Blinken destacou, ainda, o compromisso dos Estados Unidos para melhorar as condições em El Salvador, inclusive "reforçando as instituições democráticas e a separação de poderes, defendendo uma imprensa livre e uma sociedade civil vibrante".

Enquanto isso, a OEA (Organização de Estados Americanos), advertiu que "quando as maiorias eliminam os sistemas de pesos e contrapesos no âmbito institucional, estão alterando a essência de funcionamento do mesmo".

Diante do ocorrido, a CIDH (Comissão Interamericana de Direitos Humanos) pediu a Bukele para "garantir a separação de poderes e a ordem democrática".

"O presidente Bukele e seus aliados estão usando a nova maioria na Assembleia para destituir adversários políticos. Este é um claro ataque às instituições democráticas do país e uma preocupante concentração de poder", comentou o presidente da ONG WOLA (Washington Office on Latin America), Geoff Thale.

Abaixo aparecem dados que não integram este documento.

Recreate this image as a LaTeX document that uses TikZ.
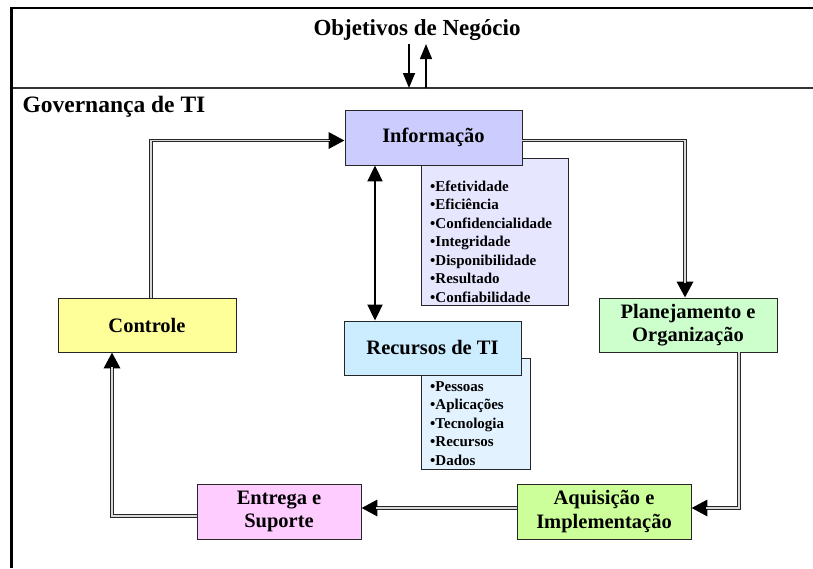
\documentclass[tikz,border=0pt]{standalone}
\usepackage{fontspec}
\setmainfont{Liberation Serif}
\usetikzlibrary{arrows.meta,calc}

\definecolor{infofill}{RGB}{204,204,255}
\definecolor{infolist}{RGB}{230,230,255}
\definecolor{recfill}{RGB}{204,236,255}
\definecolor{reclist}{RGB}{227,242,255}
\definecolor{ctrlfill}{RGB}{255,255,153}
\definecolor{planfill}{RGB}{204,255,204}
\definecolor{entfill}{RGB}{255,204,255}
\definecolor{aqfill}{RGB}{204,255,153}

\tikzset{
  procbox/.style={draw=black!85, line width=0.9pt, rectangle, inner sep=0pt,
    align=center, font=\fontsize{20.5}{23.5}\selectfont\bfseries},
  listbox/.style={draw=black!85, line width=0.9pt, rectangle, inner sep=0pt},
  listtext/.style={anchor=west, align=left, inner sep=0pt,
    font=\fontsize{15}{18.5}\selectfont\bfseries},
  % hollow double connector: dark outer stroke with a light core
  flow/.style={draw=black!85, line width=3.4pt,
    -{Triangle[length=16pt,width=16pt,color=black]},
    postaction={draw=gray!30, line width=1.6pt, -, shorten >=15pt}},
  link/.style={draw=black, line width=2pt,
    {Triangle[length=16pt,width=15pt]}-{Triangle[length=16pt,width=15pt]}},
  goal/.style={draw=black, line width=1.6pt, -{Triangle[length=15pt,width=12pt]}},
}

\begin{document}
\begin{tikzpicture}[x=1pt,y=-1pt]
  \useasboundingbox (0,0) rectangle (813,568);
  \fill[white] (0,0) rectangle (813,568);

  % frame of the two areas
  \draw[line width=2.4pt] (10,8) -- (813,8);
  \draw[line width=1.8pt, black!80] (10,88) -- (813,88);
  \draw[line width=3pt] (11,7) -- (11,568);
  \coordinate (gov) at (417,88);

  % titles
  \node[font=\fontsize{23}{25}\selectfont\bfseries] (obj) at (417,30) {Objetivos de Negócio};
  \node[anchor=west, font=\fontsize{23.5}{25}\selectfont\bfseries] (govtitle) at (19,107) {Governança de TI};

  % information criteria
  \node[listbox, fill=infolist, minimum width=147pt, minimum height=147pt] (infol) at (494.5,231.5) {};
  \node[listtext] (infotxt) at (430,241.5) {•Efetividade\\•Eficiência\\•Confidencialidade\\•Integridade\\•Disponibilidade\\•Resultado\\•Confiabilidade};
  \node[procbox, fill=infofill, minimum width=177pt, minimum height=55pt] (info) at (433.5,137.5) {Informação};

  % IT resources
  \node[listbox, fill=reclist, minimum width=109pt, minimum height=111pt] (recl) at (475.5,413.5) {};
  \node[listtext] (rectxt) at (430,423.5) {•Pessoas\\•Aplicações\\•Tecnologia\\•Recursos\\•Dados};
  \node[procbox, fill=recfill, minimum width=177pt, minimum height=54pt] (rec) at (432.5,348) {Recursos de TI};

  % process domains
  \node[procbox, fill=ctrlfill, minimum width=178pt, minimum height=54pt] (ctrl) at (147,325) {Controle};
  \node[procbox, fill=planfill, minimum width=178pt, minimum height=54pt] (plan) at (688,325) {Planejamento e\\Organização};
  \node[procbox, fill=entfill, minimum width=164pt, minimum height=55pt] (ent) at (279,511.5) {Entrega e\\Suporte};
  \node[procbox, fill=aqfill, minimum width=174pt, minimum height=55pt] (aq) at (604,511.5) {Aquisição e\\Implementação};

  % cycle
  \draw[flow] ([xshift=4pt]ctrl.north) |- ([yshift=-3pt]info.west);
  \draw[flow] ([yshift=-3pt]info.east) -| ([xshift=-3pt]plan.north);
  \draw[flow] ([xshift=51pt]plan.south) |- ([yshift=3.5pt]aq.east);
  \draw[flow] ([yshift=3.5pt]aq.west) -- ([yshift=3.5pt]ent.east);
  \draw[flow] ([yshift=-4.5pt]ent.west) -| ([xshift=-35pt]ctrl.south);

  % information <-> resources
  \draw[link] ([xshift=-58.5pt]info.south) -- ([xshift=-57.5pt]rec.north);

  % business goals
  \draw[goal] ([xshift=-8pt]obj.south) -- ([xshift=-8pt]gov);
  \draw[goal] ([xshift=9pt]gov) -- ([xshift=9pt]obj.south);
\end{tikzpicture}
\end{document}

Na noite de sábado, Bukele mostrou-se disposto a seguir trabalhando com a comunidade internacional, mas esclareceu: "estamos limpando nossa casa e isso não é de sua incumbência".

Um grupo de cidadãos protestou no domingo em uma praça de San Salvador contra as decisões do Parlamento.

Uma contenda intensa

Em 9 de fevereiro de 2020, Bukele desafiou o então Parlamento opositor quando, escoltado pelo Exército, chegou à Assembleia para pressionar pela aprovação de um crédito destinado a combater as gangues.

Bukele, de 39 anos, conseguiu capitalizar o descontentamento da população em relação aos partidos tradicionais. Ele conta com apoio popular e o respaldo das Forças Armadas.

Isso levou seus aliados a vencerem as eleições parlamentares de 28 de fevereiro, deixando de lado as tradicionais Aliança Republicana Nacionalista (Arena, direita) e a ex-guerrilha esquerdista da FMLN.

"A atuação dos deputados governistas confirma o temor de que o apoio popular expresso nas urnas fosse utilizado para concentrar o poder no Executivo", assegurou em um pronunciamento a influente Universidade Centro-americana (UCA).

Para a UCA, a destituição "mostra a veracidade dos sinais de autoritarismo no Governo do presidente Bukele".